Contractors can stand out by:

  • Providing detailed and transparent estimates
  • Offering realistic timelines
  • Demonstrating strong safety records
  • Sharing references from past projects
  • Recommending cost-efficient construction methods
  • Communicating proactively throughout the bidding process

A professional approach can justify fair pricing and build long-term client relationships.

Frequently Asked Questions About Construction Pricing

How much contingency should be included in construction estimates?

Contingency allowances typically range from 5% to 15%, depending on project complexity and uncertainty. High-risk projects may require additional buffers.

How often should contractors update pricing methods?

Reviewing pricing strategies several times per year is recommended, especially when material or labor markets are volatile.

Should contractors use fixed-price contracts in 2026?

Fixed pricing can be beneficial for clients but may increase risk for contractors. Clear contract terms and escalation clauses can help balance this risk.

How can subcontractors improve estimating accuracy?

Subcontractors should maintain detailed records of job costs, communicate early with general contractors, and use standardized estimating templates.

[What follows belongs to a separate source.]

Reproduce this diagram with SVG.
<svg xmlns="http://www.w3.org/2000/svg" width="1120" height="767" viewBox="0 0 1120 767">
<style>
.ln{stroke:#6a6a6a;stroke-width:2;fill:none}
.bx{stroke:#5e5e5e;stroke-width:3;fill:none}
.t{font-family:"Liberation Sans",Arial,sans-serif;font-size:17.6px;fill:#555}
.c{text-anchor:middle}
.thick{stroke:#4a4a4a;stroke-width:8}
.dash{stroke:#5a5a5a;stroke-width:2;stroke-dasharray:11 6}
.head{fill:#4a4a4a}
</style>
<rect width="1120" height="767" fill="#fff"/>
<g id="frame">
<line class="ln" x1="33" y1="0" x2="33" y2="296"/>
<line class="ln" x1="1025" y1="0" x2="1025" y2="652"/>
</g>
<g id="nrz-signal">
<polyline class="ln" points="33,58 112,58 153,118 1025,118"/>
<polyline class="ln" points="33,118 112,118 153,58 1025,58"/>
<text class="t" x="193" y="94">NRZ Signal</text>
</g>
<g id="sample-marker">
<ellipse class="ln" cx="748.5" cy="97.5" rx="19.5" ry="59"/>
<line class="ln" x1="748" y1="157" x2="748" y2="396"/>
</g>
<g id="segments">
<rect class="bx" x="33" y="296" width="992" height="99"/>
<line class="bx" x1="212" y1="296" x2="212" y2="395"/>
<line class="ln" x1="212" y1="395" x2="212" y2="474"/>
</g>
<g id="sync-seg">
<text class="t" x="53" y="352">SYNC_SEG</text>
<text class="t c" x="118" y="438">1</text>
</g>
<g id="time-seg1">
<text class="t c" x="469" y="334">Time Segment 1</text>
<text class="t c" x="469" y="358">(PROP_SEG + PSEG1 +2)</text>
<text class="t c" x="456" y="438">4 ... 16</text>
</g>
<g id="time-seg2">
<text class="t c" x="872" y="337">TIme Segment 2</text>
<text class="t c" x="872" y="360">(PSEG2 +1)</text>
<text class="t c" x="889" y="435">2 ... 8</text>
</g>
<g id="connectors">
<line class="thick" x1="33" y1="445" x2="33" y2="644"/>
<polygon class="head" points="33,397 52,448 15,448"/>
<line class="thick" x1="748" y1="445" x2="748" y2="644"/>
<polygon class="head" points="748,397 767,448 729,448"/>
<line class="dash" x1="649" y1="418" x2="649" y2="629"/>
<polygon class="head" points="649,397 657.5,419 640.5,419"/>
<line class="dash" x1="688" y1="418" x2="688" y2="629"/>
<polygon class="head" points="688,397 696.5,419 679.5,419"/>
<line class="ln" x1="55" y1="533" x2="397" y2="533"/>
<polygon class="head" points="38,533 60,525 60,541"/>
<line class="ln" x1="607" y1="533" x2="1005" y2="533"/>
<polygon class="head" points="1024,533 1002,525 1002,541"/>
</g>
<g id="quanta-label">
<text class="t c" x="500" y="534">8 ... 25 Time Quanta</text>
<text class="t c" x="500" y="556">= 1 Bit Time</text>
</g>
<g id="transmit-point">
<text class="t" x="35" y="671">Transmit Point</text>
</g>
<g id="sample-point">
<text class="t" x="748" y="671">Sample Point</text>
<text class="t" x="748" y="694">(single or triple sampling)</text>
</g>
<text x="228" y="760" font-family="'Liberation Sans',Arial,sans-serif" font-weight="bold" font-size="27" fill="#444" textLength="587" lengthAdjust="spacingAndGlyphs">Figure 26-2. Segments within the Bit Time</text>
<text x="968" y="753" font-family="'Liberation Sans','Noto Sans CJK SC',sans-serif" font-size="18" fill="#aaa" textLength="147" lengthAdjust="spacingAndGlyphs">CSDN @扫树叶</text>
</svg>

What role does experience play in job pricing?

Experience allows contractors to anticipate hidden costs, understand productivity rates, and manage project risks more effectively.

Accurate construction pricing in 2026 requires a thoughtful combination of planning, data analysis, and industry awareness. Contractors and subcontractors in Virginia who invest in improving their estimating processes can achieve stronger profit margins, smoother project execution, and greater long-term stability.

By understanding project scope, tracking costs carefully, using modern tools, and pricing work strategically, construction professionals can position themselves for continued success in Virginia’s competitive building environment.

Smart pricing is not just about winning the next job — it is about building a sustainable construction business for the future.